Weakness 3 & Rebuttal Question 3:

a) (Weakness 3): While masking does not appear to improve overall classification accuracy, it does shift model attention (as reflected by the saliency metrics in Table 3 and Fig. 3). It would strengthen the paper to clarify what practical benefit this provides, for example, whether masking can reduce training cost (fewer epochs, faster convergence) or improve data efficiency (achieving similar performance with less training data). Otherwise, given sufficient data/epochs, a ResNet-18 may learn similar cues from the original unmasked data alone, which makes the added value of masking less clear. An ablation study varying the number of training epochs and/or training-set size would help support this claim. This is especially useful for computationally expensive 3D training.

Rebuttal Question 3: Explain advantage of masking in detail.

b) We thank the reviewer for this inquiry on the potential advantages of masking. We have expanded the discussion on the "Impact of liver masking and interpretability" in Section 5. We clarify that the primary benefit of masking in our context is not performance gain or training speed, but rather safety and anatomical validity. As demonstrated by our saliency metrics (Table 3), masking significantly improves the localisation of decision-relevant features ($P$ score) within the liver. This prevents "shortcut learning" from extrahepatic features (e.g., subcutaneous fat), and ensures that the model relies on clinically relevant regions while AUC remains similar. This robustness is a critical aspect for clinical trust, independent of training efficiency.

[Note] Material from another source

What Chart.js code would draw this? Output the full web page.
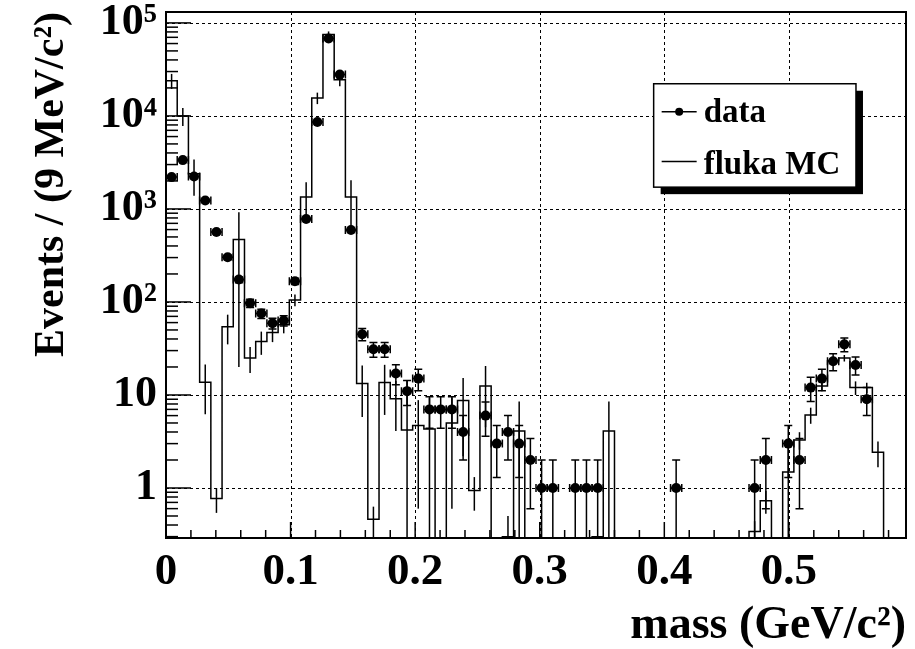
<!DOCTYPE html>
<html>
<head>
<meta charset="utf-8">
<script src="https://cdn.jsdelivr.net/npm/chart.js@4.4.0/dist/chart.umd.min.js"></script>
<style>
  body { margin: 0; background: #fff; }
  #wrap { width: 915px; height: 649px; }
</style>
</head>
<body>
<div id="wrap"><canvas id="chart"></canvas></div>
<script>
// 66 bins of 9 MeV/c2 from 0 to 0.594 GeV/c2
const binWidth = 0.009
const nBins = 66

// data counts per bin (0 = empty bin, no marker)
const dataCounts = [2200, 3350, 2230, 1230, 566, 302, 174, 97, 75, 59,
  63, 167, 780, 8600, 68000, 27800, 594, 45, 31, 31,
  17, 11, 15, 7, 7, 7, 4, 0, 6, 3,
  4, 3, 2, 1, 1, 0, 1, 1, 1, 0,
  0, 0, 0, 0, 0, 1, 0, 0, 0, 0,
  0, 0, 1, 2, 0, 3, 2, 12, 15, 23,
  35, 21, 9, 0, 0, 0]
const dataErrors = [47, 58, 47, 35, 24, 17, 13, 10, 8.7, 7.7,
  7.9, 13, 28, 93, 260, 167, 24, 6.7, 5.6, 5.6,
  4.1, 3.3, 3.9, 2.6, 2.6, 2.6, 2, 0, 2.4, 1.7,
  2, 1.7, 1.4, 1, 1, 0, 1, 1, 1, 0,
  0, 0, 0, 0, 0, 1, 0, 0, 0, 0,
  0, 0, 1, 1.4, 0, 1.7, 1.4, 3.5, 3.9, 4.8,
  5.9, 4.6, 3, 0, 0, 0]

// fluka MC histogram
const mcValues = [23900, 10000, 2390, 13.7, 0.77, 54, 470, 25, 37.5, 47,
  57, 105, 1340, 15600, 75000, 24500, 1340, 13.3, 0.46, 13.6,
  9.1, 4.2, 4.7, 4.3, 0, 5, 8.7, 0.94, 12.5, 0,
  0.3, 4.1, 0, 0, 0, 0, 0, 0, 0.3, 4.1,
  0, 0, 0, 0, 0, 0, 0, 0, 0, 0,
  0, 0, 0.34, 0.73, 0, 1.49, 3.28, 6.1, 12.5, 23.3,
  24.9, 12.0, 12.0, 2.42, 0, 0]
const mcErrors = [4400, 2200, 1000, 7.5, 0.23, 19, 450, 7.8, 10.5, 10,
  11, 15, 600, 2200, 6000, 3600, 700, 7.5, 0.17, 7.5,
  5, 10, 4.1, 5, 0, 4.4, 6.5, 0.37, 8, 0,
  0.2, 4.4, 0, 0, 0, 0, 0, 0, 0, 4.4,
  0, 0, 0, 0, 0, 0, 0, 0, 0, 0,
  0, 0, 0.1, 0.2, 0, 1.3, 0.7, 1.2, 1.5, 2,
  2, 2, 1.5, 0.75, 0, 0]

const xTicks = [0, 0.1, 0.2, 0.3, 0.4, 0.5]
const xTickLabels = ['0', '0.1', '0.2', '0.3', '0.4', '0.5']
const yTicks = [1, 10, 100, 1000, 10000, 100000]
const yTickLabels = ['1', '10', '10²', '10³', '10⁴', '10⁵']

const xMax = binWidth * nBins
const yMin = 0.29
const yMax = 1.31e5
const serif = '"Liberation Serif", "Times New Roman", serif'

// points for the chart
let dataPoints = []
dataCounts.forEach((v, i) => {
  if (v > 0) dataPoints.push({x: binWidth * (i + 0.5), y: v, err: dataErrors[i]})
})
// histogram drawn from bin low edges, empty bins dropped below the frame
let mcPoints = mcValues.map((v, i) => ({x: binWidth * i, y: v > 0 ? v : yMin / 10}))
mcPoints.push({x: xMax, y: mcPoints[nBins - 1].y})

// dotted grid under the marks
const gridPlugin = {
  id: 'rootGrid',
  beforeDatasetsDraw(chart) {
    const {ctx, chartArea: a, scales: {x, y}} = chart
    ctx.save()
    ctx.strokeStyle = '#000'
    ctx.lineWidth = 1
    ctx.setLineDash([3, 3])
    xTicks.forEach(v => {
      if (v === 0) return
      const px = Math.round(x.getPixelForValue(v)) + 0.5
      ctx.beginPath(); ctx.moveTo(px, a.top); ctx.lineTo(px, a.bottom); ctx.stroke()
    })
    yTicks.forEach(v => {
      const py = Math.round(y.getPixelForValue(v)) + 0.5
      ctx.beginPath(); ctx.moveTo(a.left, py); ctx.lineTo(a.right, py); ctx.stroke()
    })
    ctx.restore()
  }
}

// error bars, frame, inner ticks, legend
const overlayPlugin = {
  id: 'rootOverlay',
  afterDatasetsDraw(chart) {
    const {ctx, chartArea: a, scales: {x, y}} = chart
    ctx.save()
    ctx.beginPath()
    ctx.rect(a.left, a.top, a.right - a.left, a.bottom - a.top)
    ctx.clip()
    ctx.strokeStyle = '#000'
    // MC error bars
    ctx.lineWidth = 1.5
    mcValues.forEach((v, i) => {
      const e = mcErrors[i]
      if (!(v > 0) || !(e > 0)) return
      const px = x.getPixelForValue(binWidth * (i + 0.5))
      const lo = v - e > 0 ? y.getPixelForValue(v - e) : a.bottom
      const hi = y.getPixelForValue(v + e)
      ctx.beginPath(); ctx.moveTo(px, lo); ctx.lineTo(px, hi); ctx.stroke()
    })
    // data error bars with end caps
    ctx.lineWidth = 1.5
    const cap = 4
    dataPoints.forEach(p => {
      const px = x.getPixelForValue(p.x)
      const py = y.getPixelForValue(p.y)
      const x0 = x.getPixelForValue(p.x - binWidth / 2)
      const x1 = x.getPixelForValue(p.x + binWidth / 2)
      const lo = p.y - p.err > 0 ? y.getPixelForValue(p.y - p.err) : a.bottom
      const hi = y.getPixelForValue(p.y + p.err)
      ctx.beginPath()
      ctx.moveTo(x0, py); ctx.lineTo(x1, py)
      ctx.moveTo(x0, py - cap); ctx.lineTo(x0, py + cap)
      ctx.moveTo(x1, py - cap); ctx.lineTo(x1, py + cap)
      ctx.moveTo(px, lo); ctx.lineTo(px, hi)
      ctx.moveTo(px - cap, hi); ctx.lineTo(px + cap, hi)
      if (lo < a.bottom) { ctx.moveTo(px - cap, lo); ctx.lineTo(px + cap, lo) }
      ctx.stroke()
    })
    ctx.restore()

    ctx.save()
    ctx.strokeStyle = '#000'
    // inner ticks, left axis
    ctx.lineWidth = 1.5
    for (let d = -1; d <= 5; d++) {
      for (let m = 1; m <= 9; m++) {
        const v = m * Math.pow(10, d)
        if (v < yMin || v > yMax) continue
        const py = y.getPixelForValue(v)
        const len = m === 1 ? 25 : 12
        ctx.beginPath(); ctx.moveTo(a.left, py); ctx.lineTo(a.left + len, py); ctx.stroke()
      }
    }
    // inner ticks, bottom axis
    for (let k = 1; k * 0.02 < xMax; k++) {
      const px = x.getPixelForValue(k * 0.02)
      const len = k % 5 === 0 ? 16 : 8
      ctx.beginPath(); ctx.moveTo(px, a.bottom); ctx.lineTo(px, a.bottom - len); ctx.stroke()
    }
    // frame
    ctx.lineWidth = 2
    ctx.strokeRect(a.left, a.top, a.right - a.left, a.bottom - a.top)

    // legend box with shadow
    const w = a.right - a.left, h = a.bottom - a.top
    const bx = a.left + 0.659 * w, by = a.top + 0.1364 * h
    const bw = 0.2734 * w, bh = 0.1966 * h
    const sh = 7
    ctx.fillStyle = '#000'
    ctx.fillRect(bx + sh, by + sh, bw, bh)
    ctx.fillStyle = '#fff'
    ctx.fillRect(bx, by, bw, bh)
    ctx.lineWidth = 1.5
    ctx.strokeRect(bx, by, bw, bh)
    const ds = chart.data.datasets
    ctx.font = 'bold 33px ' + serif
    ctx.textBaseline = 'middle'
    ctx.fillStyle = '#000'
    const rows = [by + 0.27 * bh, by + 0.78 * bh]
    // data entry
    ctx.beginPath(); ctx.moveTo(bx + 8, rows[0]); ctx.lineTo(bx + 43, rows[0]); ctx.stroke()
    ctx.beginPath(); ctx.arc(bx + 25.5, rows[0], 4, 0, Math.PI * 2); ctx.fill()
    ctx.fillText(ds[1].label, bx + 50, rows[0] + 2)
    // MC entry
    ctx.beginPath(); ctx.moveTo(bx + 8, rows[1] - 3); ctx.lineTo(bx + 43, rows[1] - 3); ctx.stroke()
    ctx.fillText(ds[0].label, bx + 50, rows[1] + 1)
    ctx.restore()
  }
}

new Chart(document.getElementById('chart'), {
  type: 'line',
  data: {
    datasets: [
      {
        label: 'fluka MC',
        data: mcPoints,
        stepped: true,
        borderColor: '#000',
        borderWidth: 1.5,
        pointRadius: 0,
        fill: false,
        clip: 0
      },
      {
        label: 'data',
        data: dataPoints,
        showLine: false,
        pointRadius: 5,
        pointBackgroundColor: '#000',
        pointBorderColor: '#000',
        pointBorderWidth: 0
      }
    ]
  },
  options: {
    responsive: true,
    maintainAspectRatio: false,
    animation: false,
    events: [],
    layout: {padding: {top: 12, right: 9, left: 0, bottom: 0}},
    plugins: {legend: {display: false}, tooltip: {enabled: false}},
    scales: {
      x: {
        type: 'linear',
        min: 0,
        max: xMax,
        grid: {display: false, drawTicks: false},
        border: {display: false},
        afterBuildTicks: s => { s.ticks = xTicks.map(v => ({value: v})) },
        afterFit: s => { s.height = 111; s.paddingLeft = 0; s.paddingRight = 0 },
        ticks: {
          autoSkip: false,
          maxRotation: 0,
          padding: 7,
          color: '#000',
          font: {family: serif, size: 45, weight: 'bold'},
          callback: v => xTickLabels[xTicks.indexOf(v)]
        },
        title: {
          display: true,
          text: 'mass (GeV/c²)',
          align: 'end',
          color: '#000',
          font: {family: serif, size: 46, weight: 'bold', lineHeight: 1},
          padding: {top: 0, bottom: 0}
        }
      },
      y: {
        type: 'logarithmic',
        min: yMin,
        max: yMax,
        grid: {display: false, drawTicks: false},
        border: {display: false},
        afterBuildTicks: s => { s.ticks = yTicks.map(v => ({value: v})) },
        afterFit: s => { s.width = 166; s.paddingTop = 0; s.paddingBottom = 0 },
        ticks: {
          autoSkip: false,
          padding: 9,
          color: '#000',
          font: {family: serif, size: 44, weight: 'bold'},
          callback: v => yTickLabels[yTicks.indexOf(v)]
        },
        title: {
          display: true,
          text: 'Events / (9 MeV/c²)',
          align: 'end',
          color: '#000',
          font: {family: serif, size: 42, weight: 'bold', lineHeight: 1},
          padding: {top: 31, bottom: 0}
        }
      }
    }
  },
  plugins: [gridPlugin, overlayPlugin]
})
</script>
</body>
</html>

c) Expanded the "Impact of liver masking and interpretability" section in the Discussion to clearly articulate that the value of masking lies in preventing shortcut learning and ensuring anatomical validity, rather than solely improving accuracy or convergence speed.



Detailed Comment 1:

a) In Table 1, please also highlight the MASH results for the T1-only setting (first three rows), not only the T1+PDFF configuration.

b) We thank the reviewer for their careful examination of our results. We have corrected Table 1 to accurately bold the top-performing models (and those statistically equivalent) across all health classes, including the $T_1$ MASH results, to provide a fair representation of single-modality performance.

c) Updated Table 1 formatting to bold the top-performing results for $T_1$-only inputs regarding MASH classification.




Detailed Comment 2:


a)If you used complex-valued T1 MRI images, please clarify the representation used in the network (e.g., real/imaginary as two channels).

b)  We appreciate the opportunity to clarify our data usage. The $T_1$ maps provided by the UK Biobank are quantitative maps (shMOLLI sequence), where each pixel represents a scalar relaxation time in milliseconds (ms). These are inherently real-valued, positive numbers derived from the magnitude reconstruction of the original acquisition (complex-valued). Therefore, no complex-valued representation (Real/Imaginary channels) was required or used in our network architecture. 
For a more in-depth explanation, I would recommmend: https://mriquestions.com/what-is-t1.html

c) No action, just reply to the reviewer.



Detailed Comment 3:

a) It would be helpful to comment on other potential applications of this framework beyond liver stratification and beyond MRI, and what adaptations would be needed for those settings.

b) We thank the reviewer for this forward-looking suggestion. We have adjusted the final paragraph of the Discussion and Conclusion to address the translational potential of our work. We now discuss how our framework—specifically the integration of disease stratification with explainability metrics—could be adapted for other pathologies where "gold standard" labels are noisy or unavailable. We outline that while the core methodology remains applicable, adaptations would be required regarding specific disease severity labeling and the selection of modality-appropriate explainability methods.